___ GIVEN MATERIAL

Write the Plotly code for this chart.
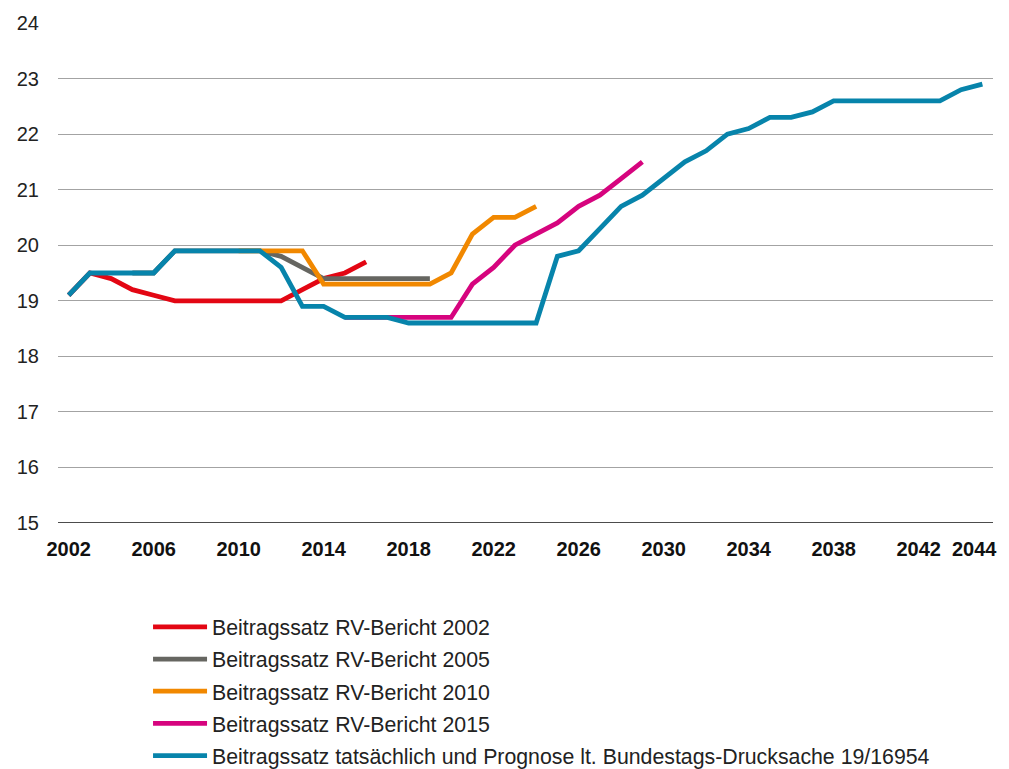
import plotly.graph_objects as go

# ---- data ----
years_red = list(range(2002, 2017))
red = [19.1, 19.5, 19.4, 19.2, 19.1, 19.0, 19.0, 19.0, 19.0, 19.0, 19.0, 19.2, 19.4, 19.5, 19.7]

years_gray = list(range(2005, 2020))
gray = [19.5, 19.5, 19.9, 19.9, 19.9, 19.9, 19.9, 19.8, 19.6, 19.4, 19.4, 19.4, 19.4, 19.4, 19.4]

years_orange = list(range(2010, 2025))
orange = [19.9, 19.9, 19.9, 19.9, 19.3, 19.3, 19.3, 19.3, 19.3, 19.3, 19.5, 20.2, 20.5, 20.5, 20.7]

years_pink = list(range(2015, 2030))
pink = [18.7, 18.7, 18.7, 18.7, 18.7, 18.7, 19.3, 19.6, 20.0, 20.2, 20.4, 20.7, 20.9, 21.2, 21.5]

years_blue = list(range(2002, 2046))
blue = [19.1, 19.5, 19.5, 19.5, 19.5, 19.9, 19.9, 19.9, 19.9, 19.9,
        19.6, 18.9, 18.9, 18.7, 18.7, 18.7, 18.6, 18.6, 18.6, 18.6,
        18.6, 18.6, 18.6, 19.8, 19.9, 20.3, 20.7, 20.9, 21.2, 21.5,
        21.7, 22.0, 22.1, 22.3, 22.3, 22.4, 22.6, 22.6, 22.6, 22.6,
        22.6, 22.6, 22.8, 22.9]

names = ["Beitragssatz RV-Bericht 2002",
         "Beitragssatz RV-Bericht 2005",
         "Beitragssatz RV-Bericht 2010",
         "Beitragssatz RV-Bericht 2015",
         "Beitragssatz tatsächlich und Prognose lt. Bundestags-Drucksache 19/16954"]
colors = ["#e30613", "#666661", "#f18800", "#d6047e", "#0784ab"]

x_ticks = list(range(2002, 2043, 4))
x_tick_last = 2044
y_ticks = list(range(15, 25))

series = [(years_red, red), (years_gray, gray), (years_orange, orange),
          (years_pink, pink), (years_blue, blue)]

fig = go.Figure()
for i, ((xs, ys), nm, col) in enumerate(zip(series, names, colors)):
    fig.add_trace(go.Scatter(x=xs, y=ys, mode="lines", name=nm,
                             legendgroup=f"g{i}",
                             line=dict(color=col, width=4.8)))

FONT = "Liberation Sans, Arial, sans-serif"
XTICKFONT = dict(size=20, family=FONT, color="#111111", weight="bold")

fig.update_layout(
    width=1009, height=769,
    margin=dict(l=58, r=16, t=23, b=246, autoexpand=False),
    paper_bgcolor="white", plot_bgcolor="white",
    font=dict(family=FONT, color="#222222"),
    showlegend=True,
    legend=dict(x=0.0963, y=-0.167, xanchor="left", yanchor="top",
                font=dict(size=21.3, family=FONT, color="#222222"),
                itemwidth=54,
                tracegroupgap=1.5, bgcolor="rgba(0,0,0,0)"),
    xaxis=dict(range=[2001.5, 2045.5], tickvals=x_ticks,
               ticktext=[str(t) for t in x_ticks],
               showgrid=False, zeroline=False, showline=False,
               ticks="", tickfont=XTICKFONT,
               ticklabelstandoff=12),
    yaxis=dict(range=[15, 24], tickvals=y_ticks,
               showgrid=True, gridcolor="#a3a3a3", gridwidth=1.3,
               zeroline=False, showline=False, ticks="",
               tickfont=dict(size=20, family=FONT, color="#222222"),
               ticklabelstandoff=18),
)

# last category label, placed at its year with a small offset like the original
fig.add_annotation(x=x_tick_last, y=0, xref="x", yref="paper",
                   text=str(x_tick_last), showarrow=False,
                   xanchor="center", yanchor="top", xshift=13, yshift=-13,
                   font=XTICKFONT)

# solid baseline at 15
fig.add_hline(y=15, line=dict(color="#111111", width=1.6))

fig.write_html("out.html", config={"displayModeBar": False},
               post_script="document.body.style.margin='0';")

______

**WHAT TO PRODUCE**
Would you set down the listing exactly, omitting pictures?

**SOLVED PROBLEM**
Write the Plotly code for this chart.
import plotly.graph_objects as go

# ---- data ----
years_red = list(range(2002, 2017))
red = [19.1, 19.5, 19.4, 19.2, 19.1, 19.0, 19.0, 19.0, 19.0, 19.0, 19.0, 19.2, 19.4, 19.5, 19.7]

years_gray = list(range(2005, 2020))
gray = [19.5, 19.5, 19.9, 19.9, 19.9, 19.9, 19.9, 19.8, 19.6, 19.4, 19.4, 19.4, 19.4, 19.4, 19.4]

years_orange = list(range(2010, 2025))
orange = [19.9, 19.9, 19.9, 19.9, 19.3, 19.3, 19.3, 19.3, 19.3, 19.3, 19.5, 20.2, 20.5, 20.5, 20.7]

years_pink = list(range(2015, 2030))
pink = [18.7, 18.7, 18.7, 18.7, 18.7, 18.7, 19.3, 19.6, 20.0, 20.2, 20.4, 20.7, 20.9, 21.2, 21.5]

years_blue = list(range(2002, 2046))
blue = [19.1, 19.5, 19.5, 19.5, 19.5, 19.9, 19.9, 19.9, 19.9, 19.9,
        19.6, 18.9, 18.9, 18.7, 18.7, 18.7, 18.6, 18.6, 18.6, 18.6,
        18.6, 18.6, 18.6, 19.8, 19.9, 20.3, 20.7, 20.9, 21.2, 21.5,
        21.7, 22.0, 22.1, 22.3, 22.3, 22.4, 22.6, 22.6, 22.6, 22.6,
        22.6, 22.6, 22.8, 22.9]

names = ["Beitragssatz RV-Bericht 2002",
         "Beitragssatz RV-Bericht 2005",
         "Beitragssatz RV-Bericht 2010",
         "Beitragssatz RV-Bericht 2015",
         "Beitragssatz tatsächlich und Prognose lt. Bundestags-Drucksache 19/16954"]
colors = ["#e30613", "#666661", "#f18800", "#d6047e", "#0784ab"]

x_ticks = list(range(2002, 2043, 4))
x_tick_last = 2044
y_ticks = list(range(15, 25))

series = [(years_red, red), (years_gray, gray), (years_orange, orange),
          (years_pink, pink), (years_blue, blue)]

fig = go.Figure()
for i, ((xs, ys), nm, col) in enumerate(zip(series, names, colors)):
    fig.add_trace(go.Scatter(x=xs, y=ys, mode="lines", name=nm,
                             legendgroup=f"g{i}",
                             line=dict(color=col, width=4.8)))

FONT = "Liberation Sans, Arial, sans-serif"
XTICKFONT = dict(size=20, family=FONT, color="#111111", weight="bold")

fig.update_layout(
    width=1009, height=769,
    margin=dict(l=58, r=16, t=23, b=246, autoexpand=False),
    paper_bgcolor="white", plot_bgcolor="white",
    font=dict(family=FONT, color="#222222"),
    showlegend=True,
    legend=dict(x=0.0963, y=-0.167, xanchor="left", yanchor="top",
                font=dict(size=21.3, family=FONT, color="#222222"),
                itemwidth=54,
                tracegroupgap=1.5, bgcolor="rgba(0,0,0,0)"),
    xaxis=dict(range=[2001.5, 2045.5], tickvals=x_ticks,
               ticktext=[str(t) for t in x_ticks],
               showgrid=False, zeroline=False, showline=False,
               ticks="", tickfont=XTICKFONT,
               ticklabelstandoff=12),
    yaxis=dict(range=[15, 24], tickvals=y_ticks,
               showgrid=True, gridcolor="#a3a3a3", gridwidth=1.3,
               zeroline=False, showline=False, ticks="",
               tickfont=dict(size=20, family=FONT, color="#222222"),
               ticklabelstandoff=18),
)

# last category label, placed at its year with a small offset like the original
fig.add_annotation(x=x_tick_last, y=0, xref="x", yref="paper",
                   text=str(x_tick_last), showarrow=False,
                   xanchor="center", yanchor="top", xshift=13, yshift=-13,
                   font=XTICKFONT)

# solid baseline at 15
fig.add_hline(y=15, line=dict(color="#111111", width=1.6))

fig.write_html("out.html", config={"displayModeBar": False},
               post_script="document.body.style.margin='0';")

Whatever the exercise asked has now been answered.